Closed ThomasMZheng closed 1 year ago
Created a "shrunk" map for the Vcode_map, which removes all entries that were not sent for core analysis, and removed duplicate BQC IDs that were after the initial draw. - Might want to include this data afterwards.
Duplicates were still present until "Extract" was also filtered by "Y". Removed one duplicate BQC -> VAP was the same for both Removed on entry BQC -> NULL
Created a lookup table named "Phenotype-BQC-VAP_Map.csv" which links each VAP number with the BQC ID, and the phenotype data of "Sex, COVID Status, Age".
---Phenotypic Linking---
I have the phenotypic data for linking the proteomic data to the sex, age, and infection of the patients.
Problem: The proteomic data (SS_x.adat) links the protein data with a unique VAP ID (SubjectID), however, that gives no information on sex, age, or infection status.
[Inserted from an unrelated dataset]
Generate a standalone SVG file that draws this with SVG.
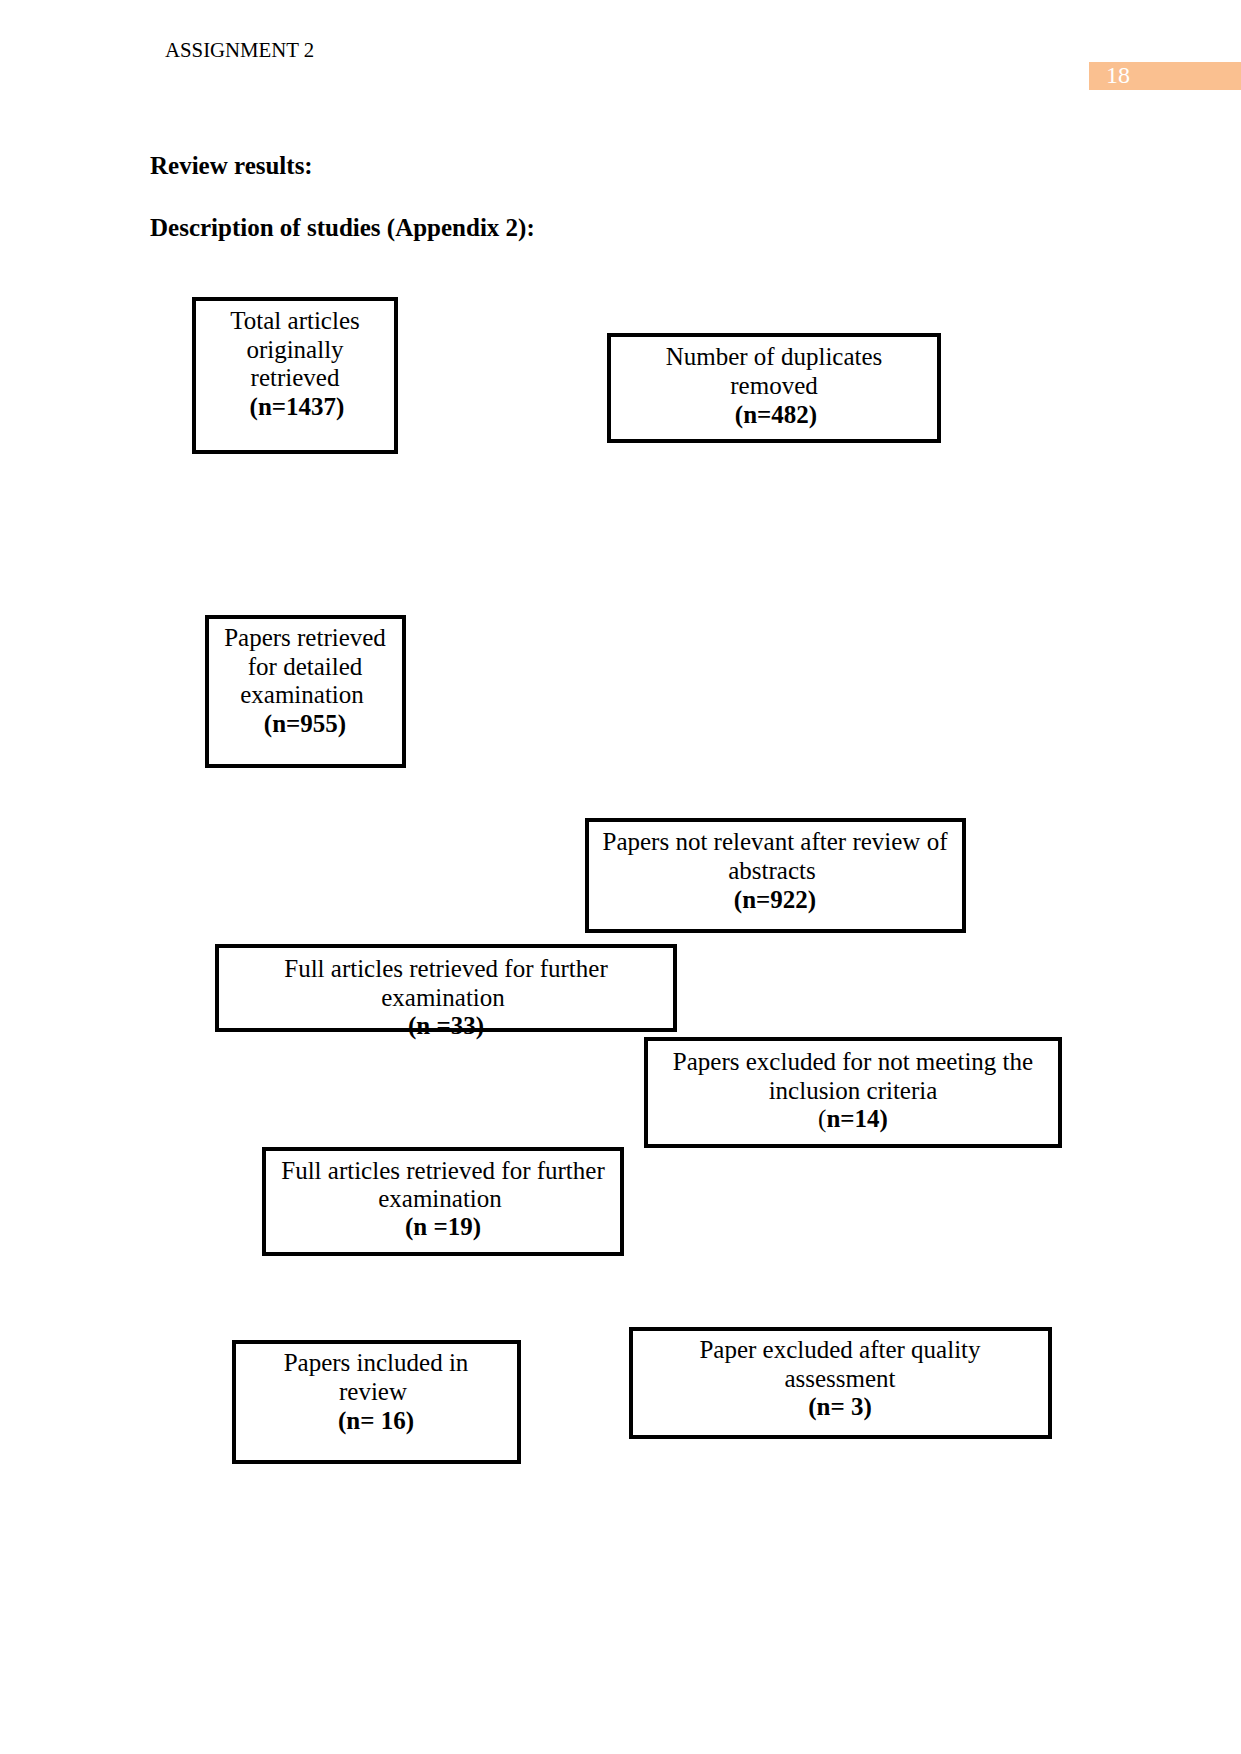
<svg xmlns="http://www.w3.org/2000/svg" width="1241" height="1754" viewBox="0 0 1241 1754">
<style>
  .box { fill: #ffffff; stroke: #000000; stroke-width: 4; }
  .t { font-family: "Liberation Serif", "Times New Roman", serif; font-size: 25px; fill: #000000; text-anchor: middle; }
  .b { font-weight: bold; }
  .r { font-weight: normal; }
  .hdr { font-family: "Liberation Serif", "Times New Roman", serif; font-size: 20.8px; fill: #000000; }
  .h { font-family: "Liberation Serif", "Times New Roman", serif; font-size: 25px; font-weight: bold; fill: #000000; }
</style>
<rect x="0" y="0" width="1241" height="1754" fill="#ffffff"/>

<g id="page-header">
  <text class="hdr" x="165" y="56.5">ASSIGNMENT 2</text>
  <rect x="1089" y="62" width="152" height="28" fill="#FAC090"/>
  <text x="1106" y="83" font-family="Liberation Serif, Times New Roman, serif" font-size="24" fill="#ffffff">18</text>
</g>

<g id="headings">
  <text class="h" x="150" y="174">Review results:</text>
  <text class="h" x="150" y="236">Description of studies (Appendix 2):</text>
</g>

<g id="connectors"></g>

<g id="node-total">
  <rect class="box" x="194" y="299" width="202" height="153"/>
  <text class="t" x="295" y="329">Total articles</text>
  <text class="t" x="295" y="357.5">originally</text>
  <text class="t" x="295" y="386">retrieved</text>
  <text class="t b" x="297" y="415">(n=1437)</text>
</g>

<g id="node-duplicates">
  <rect class="box" x="609" y="335" width="330" height="106"/>
  <text class="t" x="774" y="365">Number of duplicates</text>
  <text class="t" x="774" y="394">removed</text>
  <text class="t b" x="776" y="422.5">(n=482)</text>
</g>

<g id="node-detailed">
  <rect class="box" x="207" y="617" width="197" height="149"/>
  <text class="t" x="305" y="646">Papers retrieved</text>
  <text class="t" x="305" y="674.5">for detailed</text>
  <text class="t" x="302" y="703">examination</text>
  <text class="t b" x="305" y="732">(n=955)</text>
</g>

<g id="node-not-relevant">
  <rect class="box" x="587" y="820" width="377" height="111"/>
  <text class="t" x="775" y="850">Papers not relevant after review of</text>
  <text class="t" x="772" y="879">abstracts</text>
  <text class="t b" x="775" y="908">(n=922)</text>
</g>

<g id="node-full-33">
  <rect class="box" x="217" y="946" width="458" height="84"/>
  <text class="t" x="446" y="976.5">Full articles retrieved for further</text>
  <text class="t" x="443" y="1005.5">examination</text>
  <text class="t b" x="446" y="1034">(n =33)</text>
</g>

<g id="node-excluded-14">
  <rect class="box" x="646" y="1039" width="414" height="107"/>
  <text class="t" x="853" y="1070">Papers excluded for not meeting the</text>
  <text class="t" x="853" y="1098.5">inclusion criteria</text>
  <text class="t" x="853" y="1127"><tspan class="r">(</tspan><tspan class="b">n=14)</tspan></text>
</g>

<g id="node-full-19">
  <rect class="box" x="264" y="1149" width="358" height="105"/>
  <text class="t" x="443" y="1178.5">Full articles retrieved for further</text>
  <text class="t" x="440" y="1207">examination</text>
  <text class="t b" x="443" y="1235">(n =19)</text>
</g>

<g id="node-included">
  <rect class="box" x="234" y="1342" width="285" height="120"/>
  <text class="t" x="376" y="1371">Papers included in</text>
  <text class="t" x="373" y="1400">review</text>
  <text class="t b" x="376" y="1429">(n= 16)</text>
</g>

<g id="node-quality">
  <rect class="box" x="631" y="1329" width="419" height="108"/>
  <text class="t" x="840" y="1358">Paper excluded after quality</text>
  <text class="t" x="840" y="1386.5">assessment</text>
  <text class="t b" x="840" y="1415">(n= 3)</text>
</g>
</svg>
We have a VCode map (Vcode_mapping.xlsx) which links the VAP ID to the BQC ID
We also have a redcap map (redcap.csv) which links the BQC ID with the phenotypic data (sex, age, and infection status).
Solution: I need to link the phenotypic data to the VAP ID through the VCode map, a single table should be sufficient to add on the relevant info while also deleting any superfluous data (This is a Dataset combination issue)
---Dataset Combination---
I have 4 datasets to use, however, 2 of them are copies with the data normalized to the medium norm intensity.
Regardless, I still have 2 unique datasets, one from November of 2020, and the other from June of 2021. I need to check if a) there are any duplicate data entries across the datasets (I doubt this, but this would allow for better batch control).
I just talked with Chen-Yang, and he mentioned how some recent papers do not do batch correction, so I need to read up on the literature.
Aside from that, it appears that I can just concatenate the two datasets together.